In my case NIC ports on Qlogic 57840 adaptors were used for 10Gb Ethernet and iSCSI and not FCoE (which is very uncommon unless you’re using Cisco UCS blade chassis). So the question is, why Force10 switches were trying to negotiate FCoE? And what did it have to do with enabling LLDP on the vDS?
The answer is simple. LLDP not only advertises the port numbers, but also the port capabilities. Data Center Bridging Exchange Protocol (DCBX) uses LLDP when conveying capabilities and configuration of FCoE features between neighbours. This is why enabling LLDP on the vDS triggered this. When Force10 switches determined that vDS uplinks were CNA adaptors (which was in fact true, I was just not using FCoE) it started to negotiate FCoE using DCBX. Which didn’t really go well.
Solution
The easiest solution to this problem is to disable DCB on the Force10 switches using the following command:
# conf t
# no dcb enable
Alternatively you can try and disable FCoE from the ESXi end by using the following commands from the host CLI:
# esxcli fcoe nic list
# esxcli fcoe nic disable -n vmnic0
Once FCoE has been disabled on all NICs, run the following command and you should get an empty list:
# esxcli fcoe adapter list
Conclusion
It is still not clear why PFC mismatch would cause vDS uplinks to start flapping. If switch cannot establish a FCoE connection it should just ignore it. Doesn’t seem to be the case on Force10. So if you run into a similar issue, simply disable DCB on the switches and it should fix it.
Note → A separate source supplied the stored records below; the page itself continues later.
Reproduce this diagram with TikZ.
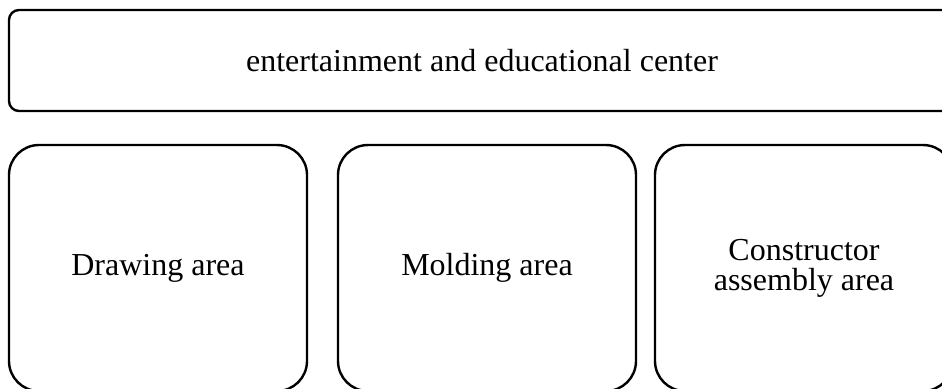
\documentclass[tikz,border=0pt]{standalone}
\usepackage{fontspec}
\setmainfont{Liberation Serif}
\usetikzlibrary{positioning}
\tikzstyle{area}=[draw,line width=1.2pt,rounded corners=15pt,minimum width=149pt,minimum height=123pt,
	align=center,font=\fontsize{16}{15}\selectfont,outer sep=0pt]
\tikzstyle{banner}=[area,rounded corners=5pt,minimum width=473pt,minimum height=50.5pt]

\begin{document}
\begin{tikzpicture}[x=0.5pt,y=-0.5pt]
	\clip (0,0) rectangle (942,388);
	\node[banner] (center) at (482,60.5) {entertainment and educational center};

	\node[area] (drawing) at (158,268) {Drawing area};
	\node[area] (molding) at (487,268) {Molding area};
	\node[area] (constructor) at (804,268) {Constructor\\assembly area};
\end{tikzpicture}
\end{document}
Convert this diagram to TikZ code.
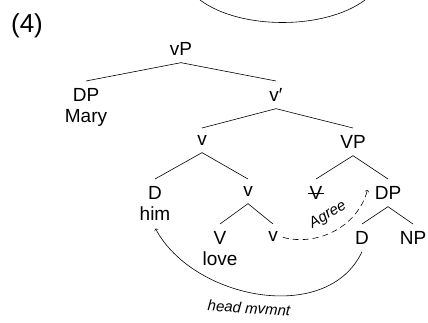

Tags: aggregator, alarm, CDP, Cisco Discovery Protocol, CNA, compatibility, Converged Network Adaptor, Data Center Bridging, Data Center Bridging Exchange Protocol, DCB, DCBX, dell, error, ESXi, FC630, FCoE, FN410S, Force10, FX2, FX2s, glitch, gotcha, interoperability, Link Layer Discovery Protocol, LLDP, mismatch, PFC, Priority Flow Control, QLogic, vDS, virtual distributed switch, vmware, vSphere
July 11, 2018 at 10:46 pm |
Hey thanks man – just ran into this problem and your solution (and accompanying explanation) worked a treat. I appreciate you taking the time to share your findings.
November 17, 2018 at 5:03 am |
Oh, wow! I’m surprised someone else ran into a similar issue. I thought this was very specific to my use case. I hope you got it sorted.
December 16, 2018 at 10:21 am |
Hey Thanks, ran into the same issue, this worked a treat.
December 20, 2018 at 10:34 am |
Hi, Ashton. Great to hear it helped!
July 22, 2020 at 10:08 am |
Thanks man. i have just noticed that i had the same issue. very good and comprehensive explanation of the issue and easy to do solution.
thanks for taking the time to share this. keep it up.
July 24, 2020 at 9:40 pm |
Hi, Osama. Thanks for your feedback. This proves I was not the only one having this problem.